My friend, you would not tell with such high zest 
To children ardent for some desperate glory, 
The old Lie: 
Dulce et decorum est Pro patria mori.

Friday 6 June 2014

Looking into the past...

On and off for quite a while now, I've been dabbling with genealogy. I've become quite good at finding and using free resources. Lately I joined the ranks of the FreeCEN transcribers for Derbyshire. Once my current OU course finishes I aim to put more effort into transcription. I also joined the Derbyshire Family History Society and am considering joining the Huddersfield FHS. 

Being curious, I also took a look at the family trees of some of my English friends. How different they are to mine! For one thing, some people's ancestors seem to have followed the same occupation and remained in the same area. So, someone born in Lancs. has forbears living in Lancs. Not my lot...they range through at least three counties with some emigrating to Canada, the USA and New Zealand. 

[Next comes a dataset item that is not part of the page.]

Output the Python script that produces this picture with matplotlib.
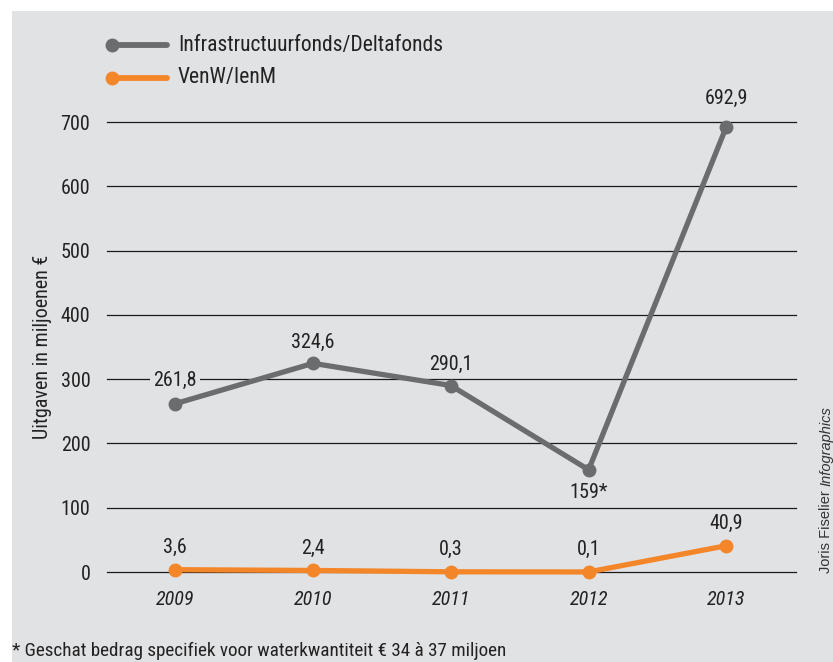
import matplotlib.pyplot as plt
from matplotlib.lines import Line2D
from matplotlib.patches import Rectangle

plt.rcParams['font.family'] = ['Roboto Condensed', 'DejaVu Sans']

years = ['2009', '2010', '2011', '2012', '2013']
infra = [261.8, 324.6, 290.1, 159, 692.9]
venw = [3.6, 2.4, 0.3, 0.1, 40.9]
infra_labels = ['261,8', '324,6', '290,1', '159*', '692,9']
venw_labels = ['3,6', '2,4', '0,3', '0,1', '40,9']

bg = '#e1e2e4'
grey = '#6b6c6e'
orange = '#f4862a'
W, H = 833, 662

fig = plt.figure(figsize=(8.33, 6.62), dpi=100)
fig.patch.set_facecolor('white')
# grey panel
fig.add_artist(Rectangle((12 / W, 0), 1, 1 - 11 / H, transform=fig.transFigure,
                         facecolor=bg, edgecolor='none', zorder=0))

ax = fig.add_axes([107 / W, 1 - 572 / H, (796 - 107) / W, (572 - 122) / H])
ax.set_facecolor('none')
for s in ax.spines.values():
    s.set_visible(False)

x = list(range(len(years)))
ax.set_xlim(-0.495, 4.505)
ax.set_ylim(0, 700)
ax.set_yticks(range(0, 701, 100))
ax.yaxis.grid(True, color='#1a1a1a', lw=0.9)
for gl in ax.get_ygridlines():
    gl.set_clip_on(False)
ax.set_axisbelow(True)
ax.tick_params(length=0, labelsize=14.5, colors='#222222')
ax.tick_params(axis='y', pad=12)
ax.tick_params(axis='x', pad=13)
ax.set_xticks(x)
ax.set_xticklabels(years, fontstyle='italic')
ax.set_ylabel('Uitgaven in miljoenen €', fontsize=14.5, color='#222222', labelpad=6)

ax.plot(x, infra, color=grey, lw=3.8, marker='o', ms=9, clip_on=False, zorder=3)
ax.plot(x, venw, color=orange, lw=3.8, marker='o', ms=9, clip_on=False, zorder=3)

infra_off = [17, 15, 15, -16, 20]
for xi, v, lab, off in zip(x, infra, infra_labels, infra_off):
    ax.annotate(lab, (xi, v), xytext=(0, off), textcoords='offset points',
                ha='center', va='center', fontsize=14.5, color='#222222',
                bbox=dict(boxstyle='square,pad=0.15', fc=bg, ec='none'), zorder=4)
for xi, v, lab in zip(x, venw, venw_labels):
    ax.annotate(lab, (xi, v), xytext=(0, 16), textcoords='offset points',
                ha='center', va='center', fontsize=14.5, color='#222222', zorder=4)

# legend
for yy, col, lab in [(45, grey, 'Infrastructuurfonds/Deltafonds'), (78, orange, 'VenW/IenM')]:
    fig.add_artist(Line2D([112 / W, 167 / W], [1 - yy / H] * 2, color=col, lw=4.2,
                          solid_capstyle='round', transform=fig.transFigure))
    fig.add_artist(Line2D([112 / W], [1 - yy / H], color=col, marker='o', ms=9,
                          transform=fig.transFigure))
    fig.text(178 / W, 1 - yy / H, lab, fontsize=15.5, va='center', ha='left', color='#222222')

fig.text(12 / W, 1 - 651 / H, '* Geschat bedrag specifiek voor waterkwantiteit € 34 à 37 miljoen',
         fontsize=13.8, va='center', ha='left', color='#222222')

# credit
t1 = fig.text(826 / W, 1 - 573 / H, 'Joris Fiselier', family='Liberation Sans',
              fontsize=10.5, rotation=90, ha='center', va='bottom', color='#333333')
ax.annotate('Infographics', xy=(0.5, 1), xycoords=t1, xytext=(0, 3),
            textcoords='offset points', family='Liberation Sans', fontsize=10.5,
            fontstyle='italic', rotation=90, ha='center', va='bottom', color='#333333',
            annotation_clip=False)

fig.savefig('out.png', dpi=100)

I'm having problems with the maternal side as they were / are Roman Catholics.

Thankfully my paternal side were Wesleyans or / and Church of England. For that side of the family there's a wealth of information. I even have (somewhere) some birth and death certificates as useful evidence. 

Those that lived in Derbyshire included Aldermen and other local worthies. The newspaper shop in the village owned by one of my forbears is still a newsagents, but the owner is not a relative. 

Newspaper excerpt, early twentieth century

Here, I need to explain that although the clipping uses the term 'Liberal... in those days being of the Liberal persuasion bore no relation nor resemblance to any party using that term today.

70 years ago

Today the news has focussed on Normandy as it did 70 years ago today.
Unlike today's generation, mine grew up with relatives who could tell of what happened during the war.

Our house had blackout boards left from war time. Simple pieces of plywood cut to shape, fitted against the windows to stop light escaping in to the street.

We used them in the kitchen long after the war ended. They created a dark room for amateur photography.

There weren't many family involved in WWII; 
those lives had already been lost in WWI.